August 09, 2009, 19:49
<Proofreader>
Murphy's Laws for Wordcraft
1. Your most erudite statement will be posted on a day no one visits the site.
Conversely, the most minor error will be seen and commented on by more people than there are members.

2. The most obscure word you find on the most little-seen internet website, once brought up on a forum, will have been already discussed in 2005 for forty pages.
August 09, 2009, 19:52
<Asa Lovejoy>
If you like Schludwiller beer, someone will tell you you're a cretin. Big Grin
http://www.youtube.com/watch?v=iigxaFBTAZ4
August 09, 2009, 21:02
Kalleh
Oh, proof, I so much agree. Smile Also, the post you think will bring the highest intellectual conversation will bring no responses; yet one you post hurriedly, and you worry is too fluffy, will develop into an erudite discussion, the likes of which you've never seen!
August 10, 2009, 02:41
Richard English
quote:
If you like Schludwiller beer, someone will tell you you're a cretin. Big Grin
http://www.youtube.com/watch?v=iigxaFBTAZ4

The one rule about beer advertising that I have found infallible is this:

"The better the advertisement the worse the beer".

One reason for this is possibly that the chemical fizz brewers spend all their development budget on clever promotion, instead of on the fine ingredients and costly production methods that are needed to produce a proper pint.


Richard English
August 10, 2009, 05:39
<Proofreader>
Within a given product range, the one you like most and would buy often is the one that will disappear soonest from the shelves.
Corollary: The one you like least will then take up your favorite's space.
August 11, 2009, 02:17
arnie
There is an adage known as Muphry's Law that states "if you write anything criticizing editing or proofreading, there will be a fault of some kind in what you have written". This probably applies to Wordcraft even more than to other sites.
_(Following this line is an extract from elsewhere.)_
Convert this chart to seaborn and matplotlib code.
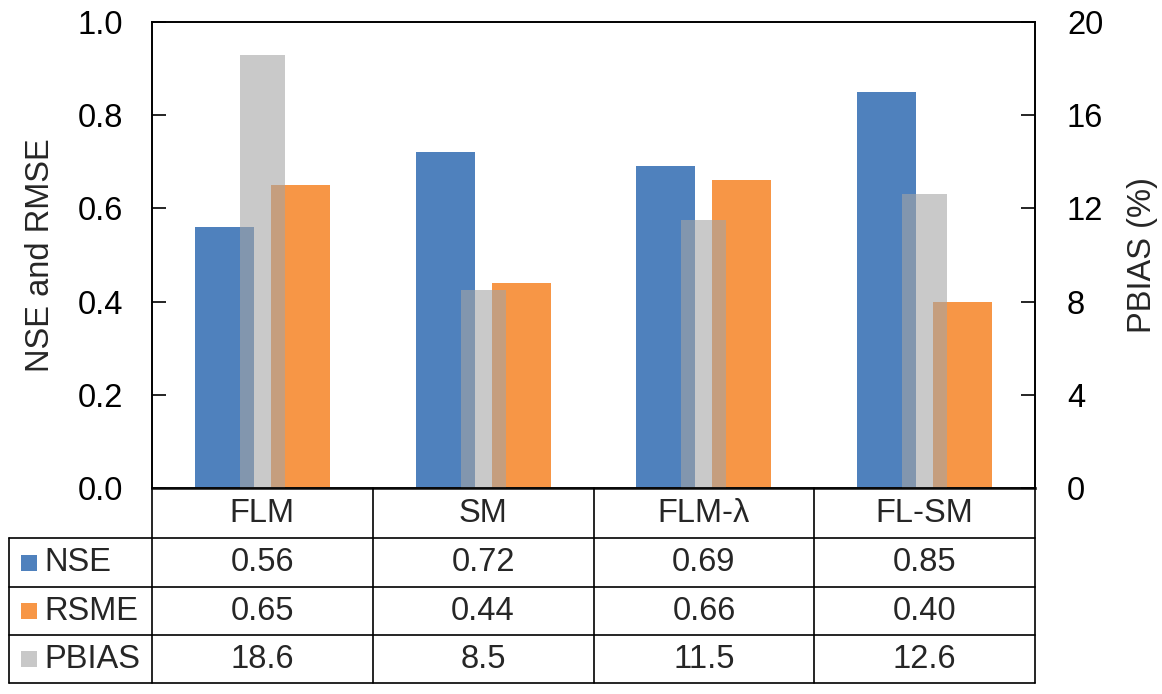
import matplotlib
matplotlib.use("Agg")
import matplotlib.pyplot as plt
import matplotlib.transforms as mtransforms
from matplotlib.lines import Line2D
from matplotlib.patches import Rectangle
import seaborn as sns
import pandas as pd

categories = ["FLM", "SM", "FLM-λ", "FL-SM"]
nse = [0.56, 0.72, 0.69, 0.85]
rsme = [0.65, 0.44, 0.66, 0.40]
pbias = [18.6, 8.5, 11.5, 12.6]
row_names = ["NSE", "RSME", "PBIAS"]
row_texts = [["0.56", "0.72", "0.69", "0.85"],
             ["0.65", "0.44", "0.66", "0.40"],
             ["18.6", "8.5", "11.5", "12.6"]]
left_ticks = [0.0, 0.2, 0.4, 0.6, 0.8, 1.0]
right_ticks = [0, 4, 8, 12, 16, 20]

C_NSE = "#4F81BD"
C_RSME = "#F79646"
C_PB = "#A5A5A5"
C_PB_KEY = "#C8C8C8"

sns.set_theme(style="white")
plt.rcParams["font.family"] = ["Liberation Sans", "DejaVu Sans"]

FS = 23.5
W, H = 1162, 694
fig = plt.figure(figsize=(W / 100, H / 100), dpi=100)

def fx(px):
    return px / W

def fy(py):
    return 1 - py / H

L, R, T, B = 152, 1035, 22, 488
ax = fig.add_axes([fx(L), fy(B), fx(R) - fx(L), fy(T) - fy(B)])

df = pd.DataFrame({
    "cat": categories * 2,
    "metric": ["NSE"] * 4 + ["RSME"] * 4,
    "val": nse + rsme,
})
sns.barplot(data=df, x="cat", y="val", hue="metric", order=categories,
            hue_order=["NSE", "RSME"], palette={"NSE": C_NSE, "RSME": C_RSME},
            width=0.688, gap=0.224, saturation=1, errorbar=None,
            legend=False, ax=ax, linewidth=0)

ax2 = ax.twinx()
sns.barplot(x=categories, y=pbias, order=categories, color=C_PB, alpha=0.6,
            width=0.204, saturation=1, errorbar=None, ax=ax2, linewidth=0)

ax.set_xlim(-0.5, 3.5)
ax.set_ylim(0, 1.0)
ax2.set_ylim(0, 20)
ax.set_yticks(left_ticks)
ax.set_yticklabels([f"{t:.1f}" for t in left_ticks])
ax2.set_yticks(right_ticks)
ax2.set_yticklabels([str(t) for t in right_ticks])
ax.set_xticks([])
ax2.set_xticks([])
ax.set_xlabel("")
ax2.set_xlabel("")
ax.set_ylabel("NSE and RMSE", fontsize=FS, labelpad=15)
ax2.set_ylabel("PBIAS (%)", fontsize=FS, labelpad=17)
ax.tick_params(axis="y", direction="in", length=10, width=1.2, labelsize=FS,
               pad=21, left=True, colors="black")
ax2.tick_params(axis="y", direction="in", length=10, width=1.2, labelsize=FS,
                pad=23, right=True, colors="black")
for a in (ax, ax2):
    for s in a.spines.values():
        s.set_color("black")
        s.set_linewidth(1.2)
ax.spines["bottom"].set_linewidth(2.0)
ax.spines["bottom"].set_color("#333333")

# ---- data table below ----
trans = mtransforms.blended_transform_factory(ax.transData, fig.transFigure)
rows_y = [B, 538, 587, 635, 683]
col_edges = [-0.5, 0.5, 1.5, 2.5, 3.5]
lw = 1.2
for xe in col_edges:
    fig.add_artist(Line2D([xe, xe], [fy(B), fy(683)], transform=trans,
                          color="black", lw=lw, clip_on=False))
fig.add_artist(Line2D([fx(9), fx(9)], [fy(538), fy(683)], transform=fig.transFigure,
                      color="black", lw=lw))
for yy in rows_y[1:]:
    fig.add_artist(Line2D([fx(9), fx(R)], [fy(yy), fy(yy)], transform=fig.transFigure,
                          color="black", lw=lw))

# header row
for i, c in enumerate(categories):
    fig.text(i, fy((rows_y[0] + rows_y[1]) / 2), c, transform=trans,
             ha="center", va="center", fontsize=FS)

colors = [C_NSE, C_RSME, C_PB_KEY]
for r, name in enumerate(row_names):
    yc = (rows_y[r + 1] + rows_y[r + 2]) / 2
    fig.add_artist(Rectangle((fx(21), fy(yc + 8)), fx(16), 16 / H,
                             transform=fig.transFigure, color=colors[r], lw=0))
    fig.text(fx(44), fy(yc), name, ha="left", va="center", fontsize=FS)
    for i in range(len(categories)):
        fig.text(i, fy(yc), row_texts[r][i], transform=trans,
                 ha="center", va="center", fontsize=FS)

fig.savefig("out.png", dpi=100)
Build a man a fire and he's warm for a day. Set a man on fire and he's warm for the rest of his life.
August 11, 2009, 05:38
<Proofreader>
When I was working in the printing industry, before computers, we'd photograph type images what were called "repro copy", a clean reproduction of the customer's text. You had to be very careful handling it since dirtying it made getting a clean negative impossible. So the rule was:

Falling repros always land face-down on the dirtiest portion of the floor.
Any repro that lands face-up, undamaged, will be found in some way defective after it is printed.